Book review: Life After 18
The quiet powers of reflection, love and friendship. STAMMA volunteer Jack Nicholas reviews 'Life After 18', a self-published book by our former librarian John Ford, which you can download for free below.
This quietly startling memoir begins with the author accepting and preparing for death. His own and that of his wife, Valerie, to whom he dedicates this book ("Sine qua non"). John Ford, who was this charity's volunteer librarian (when STAMMA was called the British Stammering Association) for many years, describes a life shaped by stammering, yet refusing to be defined by it. He writes dispassionately and with a calm wit, offering a unique perspective that will resonate with people who stammer and their allies.
Although Ford refers to his less than happy boyhood in Peking and then Lancing College, his story really begins with his time at Peterhouse College in Cambridge: years marked by moments of frustration and uncertainty, partly because of his stammer, partly, he thinks, because of his natural approach to life.
Ford's stammer is a physical and emotional thread woven throughout his story, but he refuses to let it define him.
The story continues: a fairly disastrous time in the Civil Service followed by training as a librarian and spending the rest of his working life in various public libraries, where he was happy to talk to the public, perhaps less happy to engage with colleagues.
So far, so straightforward, but the linear account of a life is largely hidden under reflections, digressions and anecdotes. This is not a memoir of action and events but of thought and friendship. Certain experiences and ideas lodged in his mind become triggers to branch out into a stream of consciousness following many different trains of thought. This is a book about many things that refuses to be tied down to any one of them.
Stammering & passions
Stammering is, and is not, one of the topics that this book is about. Ford's stammer is a physical and emotional thread woven throughout his story, but he refuses to let it define him:
"Some reading this, particularly many stammerers, may wish I'd based this whole memoir around my stammer. But although at times it has indeed dominated my life, I rail against the idea that it has been the most important factor in it."
Similarly, Ford recounts his experiences as a librarian with humour and insight, but again does not let his work dominate his story. Typically, the impact of stammering on his career is both recognised and discounted:
"I became the elderly expert — though I was far less expert and rather less old than many thought — who threatened nobody's position and who would always listen sympathetically to anyone's questions. That this was at least partly a façade didn't seem to matter."
Because, above all else, this is a book about love. A love both of people and of the moments that make up a life. A call for us all that these moments are to be seized, lived, treasured.
More important to Ford are his many passions: music, art, literature, poetry, buildings, places and walking. His knowledge about his interests is wide and immense. If you made a list of the books, music and paintings that he mentions, you would have a cultural guide that could take a lifetime to explore. Many of the references are fleeting with no concessions to a reader's lesser knowledge — he has thought long and deeply about these things and gives his readers the courtesy of doing the same for themselves — or ignoring them, as they wish.
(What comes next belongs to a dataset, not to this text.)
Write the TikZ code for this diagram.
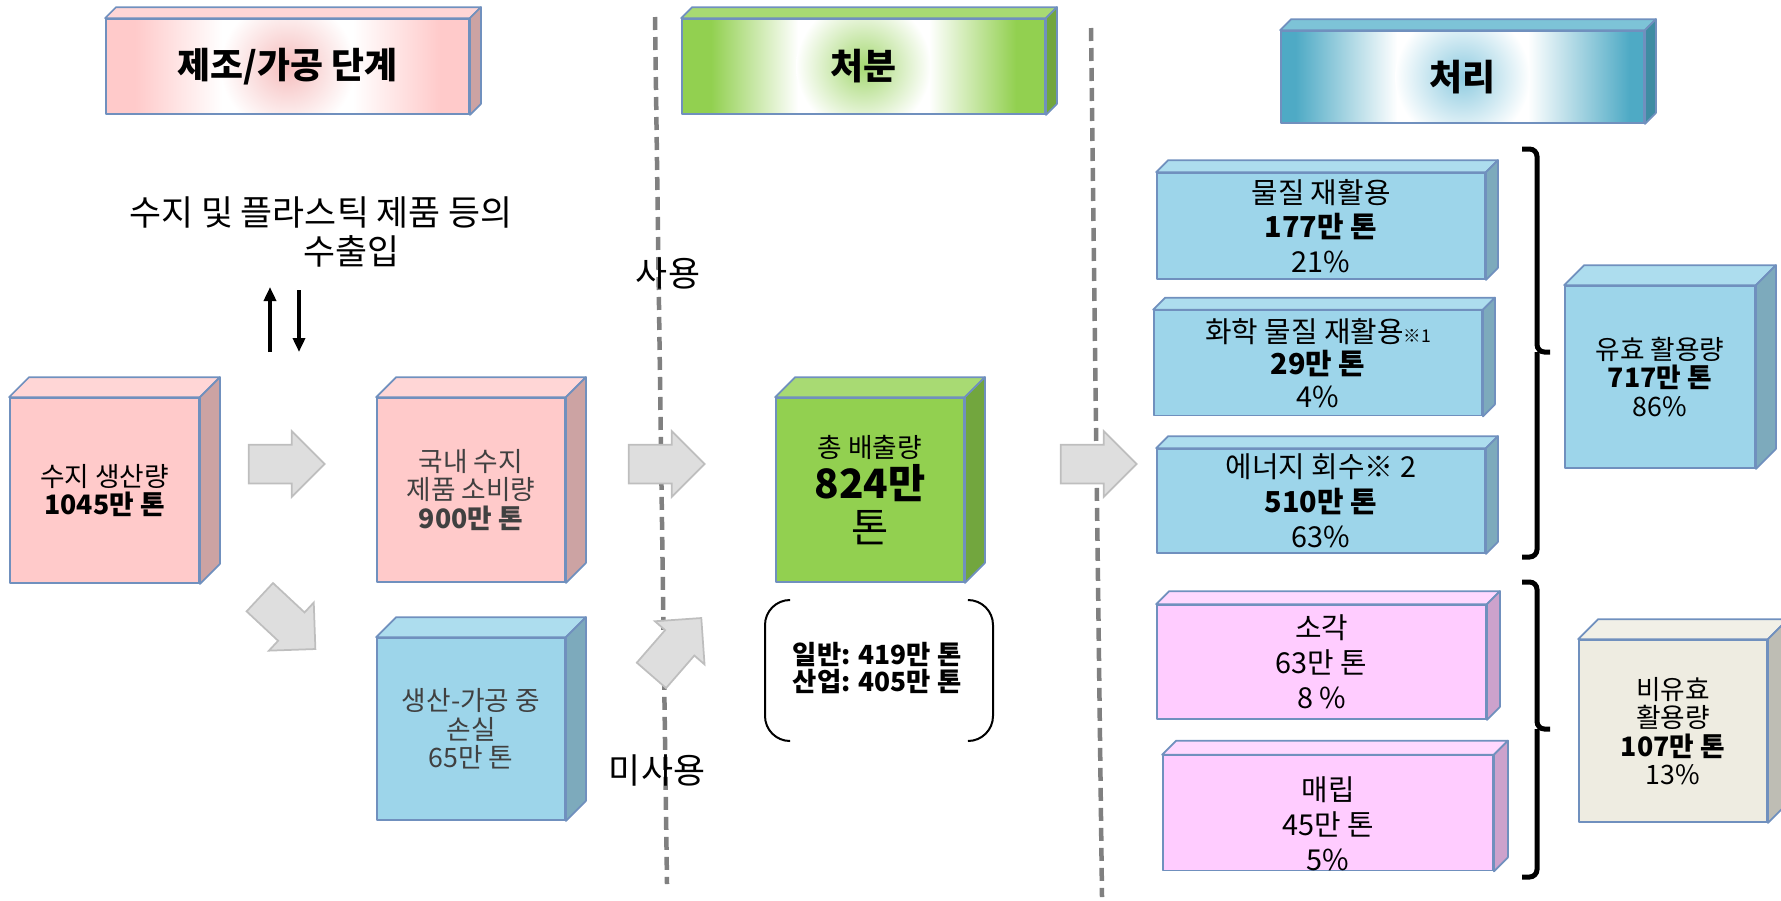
\documentclass[tikz,border=0pt]{standalone}
\usepackage{fontspec}
\setmainfont{Noto Sans CJK KR}
\usetikzlibrary{arrows.meta,shapes,calc}

\definecolor{edgeblue}{HTML}{7090BE}
\definecolor{pinkfront}{HTML}{FFCACA}
\definecolor{pinktop}{HTML}{FFD6D6}
\definecolor{pinkside}{HTML}{CCA3A3}
\definecolor{pinkglowc}{HTML}{F6BDBD}
\definecolor{bluefront}{HTML}{9DD5EA}
\definecolor{bluetop}{HTML}{ADDDEE}
\definecolor{blueside}{HTML}{7DAABC}
\definecolor{bluehead}{HTML}{4EAAC5}
\definecolor{bluehtop}{HTML}{7DC3D7}
\definecolor{bluehside}{HTML}{3F8CA3}
\definecolor{blueglowc}{HTML}{8ECBE0}
\definecolor{greenfront}{HTML}{92D050}
\definecolor{greentop}{HTML}{A8DA73}
\definecolor{greenside}{HTML}{72A63E}
\definecolor{greenglowc}{HTML}{A5D872}
\definecolor{magfront}{HTML}{FFCCFF}
\definecolor{magtop}{HTML}{FFD8FF}
\definecolor{magside}{HTML}{CCA2CC}
\definecolor{beigefront}{HTML}{EEECE1}
\definecolor{beigetop}{HTML}{F1F0E7}
\definecolor{beigeside}{HTML}{BEBDB4}
\definecolor{arrowfill}{HTML}{DEDEDE}
\definecolor{arrowedge}{HTML}{BEBEBE}
\definecolor{divgray}{HTML}{808080}
\definecolor{greytext}{HTML}{404040}

\pgfdeclarehorizontalshading{pinkband}{100bp}{color(0bp)=(pinkfront); color(29bp)=(pinkfront); color(41bp)=(white); color(59bp)=(white); color(71bp)=(pinkfront); color(100bp)=(pinkfront)}
\pgfdeclareradialshading{pinkglow}{\pgfpoint{0bp}{0bp}}{color(0bp)=(pinkglowc); color(25bp)=(white); color(50bp)=(white)}
\pgfdeclarehorizontalshading{greenband}{100bp}{color(0bp)=(greenfront); color(29bp)=(greenfront); color(41bp)=(white); color(59bp)=(white); color(71bp)=(greenfront); color(100bp)=(greenfront)}
\pgfdeclareradialshading{greenglow}{\pgfpoint{0bp}{0bp}}{color(0bp)=(greenglowc); color(25bp)=(white); color(50bp)=(white)}
\pgfdeclarehorizontalshading{blueband}{100bp}{color(0bp)=(bluehead); color(27bp)=(bluehead); color(41bp)=(white); color(59bp)=(white); color(73bp)=(bluehead); color(100bp)=(bluehead)}
\pgfdeclareradialshading{blueglow}{\pgfpoint{0bp}{0bp}}{color(0bp)=(blueglowc); color(25bp)=(white); color(50bp)=(white)}

\tikzstyle{face}=[draw=edgeblue, line width=0.35mm, line join=round]
\tikzstyle{cube}=[face, inner sep=0pt, align=center, font=\fontsize{15.2}{16.2}\selectfont]
\tikzstyle{slab}=[face, inner sep=0pt, align=center, font=\fontsize{16.4}{19.8}\selectfont]
\tikzstyle{header}=[face, inner sep=0pt, font=\fontsize{20.4}{24}\selectfont\bfseries]
\tikzstyle{bigtext}=[font=\fontsize{19.8}{22.5}\selectfont, align=center]
\tikzstyle{flow}=[single arrow, draw=arrowedge, fill=arrowfill, line width=0.35mm, inner xsep=0pt, inner ysep=3.7mm, single arrow head extend=2.7mm, single arrow tip angle=90, minimum height=15.2mm]
\tikzstyle{divider}=[draw=divgray, line width=0.9mm, dash pattern=on 2.6mm off 1.4mm]
\tikzstyle{trade}=[line width=0.7mm, -{Triangle[length=2.8mm,width=2.4mm]}]
\tikzstyle{brace}=[line width=1mm, rounded corners=1.5mm]
\tikzstyle{paren}=[line width=0.4mm, rounded corners=5mm]
\tikzset{wh/.style 2 args={minimum width=#1*0.2mm, minimum height=#2*0.2mm},
  glowfill/.style={path picture={
    \shade[shading=#1band] (path picture bounding box.south west) rectangle (path picture bounding box.north east);
    \shade[shading=#1glow] (path picture bounding box.center) circle (13.5mm);}}}

\begin{document}
\begin{tikzpicture}[x=0.2mm, y=-0.2mm]
\useasboundingbox (0,0) rectangle (1781,900);

% dividers
\coordinate (d1top) at (655,17);
\coordinate (d1bot) at (667,884);
\coordinate (d2top) at (1091,28);
\coordinate (d2bot) at (1102,897);
\draw[divider] (d1top) -- (d1bot);
\draw[divider] (d2top) -- (d2bot);

% stage headers
\node[header, wh={363}{95}, glowfill=pink] (stage1) at (287.5,66.5) {제조/가공 단계};
\node[header, wh={363}{95}, glowfill=green] (stage2) at (863.5,66.5) {처분};
\node[header, wh={363}{92}, glowfill=blue] (stage3) at (1462.5,77) {처리};

% manufacturing
\node[bigtext] (trade) at (321,232) {수지 및 플라스틱 제품 등의\\\hspace*{1.75em}수출입};
\coordinate (impS) at (270,352);
\coordinate (impE) at (270,287);
\coordinate (expS) at (299,290);
\coordinate (expE) at (299,352);
\draw[trade] (impS) -- (impE);
\draw[trade] (expS) -- (expE);

\node[cube, wh={189}{185}, fill=pinkfront] (prod) at (104.5,490.5) {수지 생산량\\\textbf{1045만 톤}};
\node[cube, wh={188}{184}, fill=pinkfront, text=greytext] (cons) at (471,490) {국내 수지\\제품 소비량\\\textbf{900만 톤}};
\node[cube, wh={188}{182}, fill=bluefront, text=greytext] (loss) at (471,729) {생산-가공 중\\손실\\65만 톤};

% disposal
\node[bigtext] (used) at (668,273) {사용};
\node[bigtext] (unusedtxt) at (657,770) {미사용};
\node[cube, wh={188}{184}, fill=greenfront] (total) at (870,490) {총 배출량\\[2pt]{\fontsize{23}{26}\selectfont\textbf{824만}}\\[4pt]{\fontsize{23}{26}\selectfont 톤}};
\node[font=\fontsize{15}{15.9}\selectfont\bfseries, align=center] (split) at (877,668) {일반: 419만 톤\\산업: 405만 톤};
\draw[paren] (790,600) -- (765,600) -- (765,741) -- (790,741);
\draw[paren] (968,600) -- (993,600) -- (993,741) -- (968,741);

% treatment
\node[slab, wh={328}{106}, fill=bluefront] (mat) at (1321,226) {물질 재활용\\\textbf{177만 톤}\\21\%};
\node[slab, wh={328}{105}, fill=bluefront, font=\fontsize{16.4}{18.5}\selectfont] (chem) at (1318,363) {화학 물질 재활용{\fontsize{10}{10}\selectfont ※1}\\\textbf{29만 톤}\\4\%};
\node[slab, wh={328}{104}, fill=bluefront] (energy) at (1321,501) {에너지 회수※ 2\\\textbf{510만 톤}\\63\%};
\node[slab, wh={329}{114}, fill=magfront] (burn) at (1321.5,662) {소각\\63만 톤\\8 \%};
\node[slab, wh={330}{110}, fill=magfront] (landfill) at (1328,813) {\rule{0pt}{9mm}매립\\45만 톤\\5\%};
\node[cube, wh={190}{182}, fill=bluefront] (useful) at (1660,377) {유효 활용량\\\textbf{717만 톤}\\86\%};
\node[cube, wh={188}{182}, fill=beigefront] (unused) at (1673,731) {비유효\\활용량\\\textbf{107만 톤}\\13\%};

% top and side faces
\foreach \nm/\dep/\tc/\sc in {stage1/11/pinktop/pinkside, stage2/11/greentop/greenside,
    stage3/11/bluehtop/bluehside, prod/20/pinktop/pinkside, cons/20/pinktop/pinkside,
    loss/20/bluetop/blueside, total/20/greentop/greenside, mat/12/bluetop/blueside,
    chem/12/bluetop/blueside, energy/12/bluetop/blueside, burn/13/magtop/magside,
    landfill/14/magtop/magside, useful/20/bluetop/blueside, unused/20/beigetop/beigeside}{
  \filldraw[face, fill=\tc] (\nm.north west) -- ++(\dep,-\dep) -- ($(\nm.north east)+(\dep,-\dep)$) -- (\nm.north east) -- cycle;
  \filldraw[face, fill=\sc] (\nm.north east) -- ++(\dep,-\dep) -- ($(\nm.south east)+(\dep,-\dep)$) -- (\nm.south east) -- cycle;
}

% block arrows
\node[flow] (a1) at (277,464) {};
\node[flow, rotate=-43] (a2) at (280.5,616.5) {};
\node[flow] (a3) at (657,464) {};
\node[flow, rotate=49] (a4) at (670,654) {};
\node[flow] (a5) at (1089,464) {};

% braces
\draw[brace] (1522,149) -| (1537,352) -- (1550,352);
\draw[brace] (1537,352) |- (1522,557);
\draw[brace] (1522,582) -| (1537,729) -- (1550,729);
\draw[brace] (1537,729) |- (1522,877);
\end{tikzpicture}
\end{document}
So, this is not a book for those wanting a bald account of a stammering life or detailed views on what stammering means to an individual or society. It is for those who want a glimpse into a recent society that already feels distant, and a longer look at a fascinating character always keen to explore.
Friendship & connection
Many of us wonder about roads not taken and chances missed. Perhaps people who stammer do this more than most as a consequence of not always feeling able to speak up as they might want. Certainly, Ford thinks deeply about choices made and not made. He is not self-pitying. Quite the opposite. He is bracingly clear and hard on himself.
Choices for Ford are about seizing the moment so you and others can live richer and fuller lives.
His life is one of friendship and connection. Some key figures are connected with the British Stammering Association: Roy Tranckle, a friend who encouraged him to rejoin a stammering self-help group. Another closed friend Owen Simon, admired for his intellect and compassion; Norbert Lieckfeldt, director of the BSA quietly tolerant of his wayward librarian.
With such good friends, long walks and much thought, Ford becomes more accepting of his stammering. But not easily. He insists on personal honesty. Can you really do this job? Is it really your stammer that is holding you back? These are questions many people who stammer will face.
And under the disinterested calm, there is anger. Again he is honest about this:
"…my attitude towards the world in general and my stammer began to change. I began to become angry. This was a calm unvarying anger that I have never shown and I am quite sure none of my friends are aware it exists. My stammer was of course the cause."
This seems to be an intense, searing anger partly at society and his work for not being more accepting of stammering, but also at himself for the times he did not speak up. He asks difficult questions of himself: Should we accept what life throws at us, or should we force our wishes onto the world? Is love selfless or selfish and can it be both?
Because, above all else, this is a book about love. A love both of people and of the moments that make up a life. A call for us all that these moments are to be seized, lived, treasured.